In common with using hints in general, if you supply invalid hints via SQL patch then the effects can be confusing if you fail to notice your error – so take care. Patch #17203284 is currently available for Oracle Database 12.1.0.2 if you want to make the new public interface available in this release.

Join the discussion

Comments ( 2 )
  • V Puli Tuesday, August 1, 2017
    There a way to find out what hints to apply ?
    Is there an advisor, like SQL Tuning Advisor or a way to figure out which ones apply a patch for better performance ?

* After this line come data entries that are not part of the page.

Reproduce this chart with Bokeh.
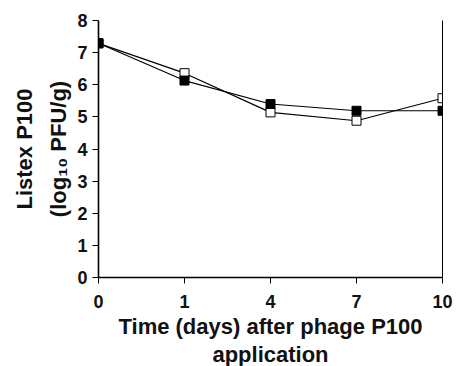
from bokeh.plotting import figure
from bokeh.models import Range1d, FixedTicker, LinearAxis, Title, ColumnDataSource
from bokeh.embed import file_html
from bokeh.resources import INLINE

# ---- data ----
days = ["0", "1", "4", "7", "10"]
filled_series = [7.29, 6.13, 5.40, 5.19, 5.19]
open_series = [7.29, 6.36, 5.14, 4.88, 5.58]
y_ticks = [0, 1, 2, 3, 4, 5, 6, 7, 8]

FONT = "Liberation Sans"
xs = list(range(len(days)))
src = ColumnDataSource(dict(x=xs, f=filled_series, o=open_series))

p = figure(
    width=458, height=366,
    output_backend="svg", toolbar_location=None,
    x_range=Range1d(0, len(days) - 1), y_range=Range1d(y_ticks[0], y_ticks[-1]),
    min_border_left=98, min_border_right=16, min_border_top=20, min_border_bottom=89,
)
p.outline_line_color = None
p.xgrid.visible = False
p.ygrid.visible = False

for ax in (p.xaxis[0], p.yaxis[0]):
    ax.axis_line_color = "black"
    ax.axis_line_width = 1.6
    ax.major_tick_line_color = "black"
    ax.major_tick_line_width = 1
    ax.major_tick_out = 6
    ax.major_tick_in = 0
    ax.minor_tick_line_color = None
    ax.major_label_text_font = FONT
    ax.major_label_text_font_style = "bold"
    ax.major_label_text_font_size = "18px"
    ax.major_label_text_color = "#111111"

p.xaxis[0].ticker = FixedTicker(ticks=xs)
p.xaxis[0].major_label_overrides = {i: d for i, d in zip(xs, days)}
p.xaxis[0].major_label_standoff = 11
p.yaxis[0].ticker = FixedTicker(ticks=y_ticks)
p.yaxis[0].major_label_standoff = 5

right = LinearAxis(ticker=FixedTicker(ticks=[]), axis_line_color="black", axis_line_width=1,
                   major_tick_line_color=None, minor_tick_line_color=None,
                   major_label_text_font_size="0px")
p.add_layout(right, "right")

# series
p.line("x", "o", source=src, line_color="black", line_width=1.2)
p.line("x", "f", source=src, line_color="black", line_width=1.2)
p.scatter("x", "o", source=src, marker="square", size=9, fill_color="white",
          line_color="black", line_width=1)
p.scatter("x", "f", source=src, marker="square", size=9, fill_color="black",
          line_color="black", line_width=1)

# ---- titles ----
common = dict(text_font=FONT, text_font_style="bold", text_color="#111111",
              text_font_size="22px", align="center")

# y title: inner line first, then outer line
p.add_layout(Title(text="(log\u2081\u2080 PFU/g)", standoff=7, offset=2, **common), "left")
p.add_layout(Title(text="Listex P100", standoff=8, offset=2, **common), "left")

# x title: upper line first, then lower line
p.add_layout(Title(text="Time (days) after phage P100", standoff=2, offset=4, **common), "below")
p.add_layout(Title(text="application", standoff=0, offset=9, **common), "below")

open("out.html", "w").write(file_html(p, INLINE))
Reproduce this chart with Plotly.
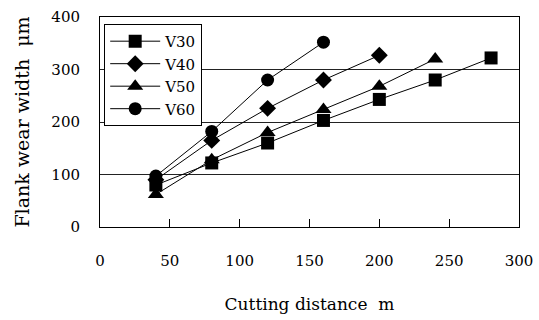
import plotly.graph_objects as go

x_v30 = [40, 80, 120, 160, 200, 240, 280]
y_v30 = [80, 122, 160, 203, 243, 280, 322]
x_v40 = [40, 80, 120, 160, 200]
y_v40 = [90, 165, 226, 280, 327]
x_v50 = [40, 80, 120, 160, 200, 240]
y_v50 = [62, 128, 180, 224, 268, 320]
x_v60 = [40, 80, 120, 160]
y_v60 = [97, 182, 280, 352]

series = [
    ("V30", x_v30, y_v30, "square"),
    ("V40", x_v40, y_v40, "diamond"),
    ("V50", x_v50, y_v50, "triangle-up"),
    ("V60", x_v60, y_v60, "circle"),
]
sizes = {"square": 13, "diamond": 13, "triangle-up": 14, "circle": 13}

FONT = "DejaVu Serif"
fig = go.Figure()
for name, xs, ys, sym in series:
    fig.add_trace(go.Scatter(
        x=xs, y=ys, name=name, mode="lines+markers",
        line=dict(color="black", width=1),
        marker=dict(symbol=sym, size=sizes[sym], color="black"),
    ))

fig.update_layout(
    width=539, height=320,
    margin=dict(l=100, r=20, t=17, b=93),
    paper_bgcolor="white", plot_bgcolor="white",
    font=dict(family=FONT, color="black", size=15),
    legend=dict(
        x=0.01, y=0.967, xanchor="left", yanchor="top",
        bordercolor="black", borderwidth=1, bgcolor="white",
        font=dict(family=FONT, size=15, color="black"), tracegroupgap=0,
        itemwidth=50,
    ),
    xaxis=dict(
        range=[0, 300], tickvals=[0, 50, 100, 150, 200, 250, 300],
        showline=True, linecolor="black", linewidth=1, mirror=True,
        ticks="inside", ticklen=8, tickcolor="black",
        showgrid=False, zeroline=False, automargin=False,
        ticklabelstandoff=20,
        tickfont=dict(family=FONT, size=15),
        title=dict(text="Cutting distance  m", font=dict(family=FONT, size=17), standoff=29),
    ),
    yaxis=dict(
        range=[0, 400], tickvals=[0, 100, 200, 300, 400],
        showline=True, linecolor="black", linewidth=1, mirror=True,
        ticks="", showgrid=True, gridcolor="#222", gridwidth=1,
        zeroline=False, automargin=False, ticklabelstandoff=16,
        tickfont=dict(family=FONT, size=15),
        title=dict(text="Flank wear width  μm", font=dict(family=FONT, size=19), standoff=16),
    ),
)

fig.write_html("out.html")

  • Nigel Bayliss Wednesday, August 9, 2017
    Hi - DBMS_SQLDIAG and SQL Patch are support tools if you want to get into the real details. If you want tuning automation, then take a Oracle's Automatic SQL Tuning Advisor. This feature figures out if there are better SQL execution plans and you can implement the improvements it discovers automatically - using SQL profiles.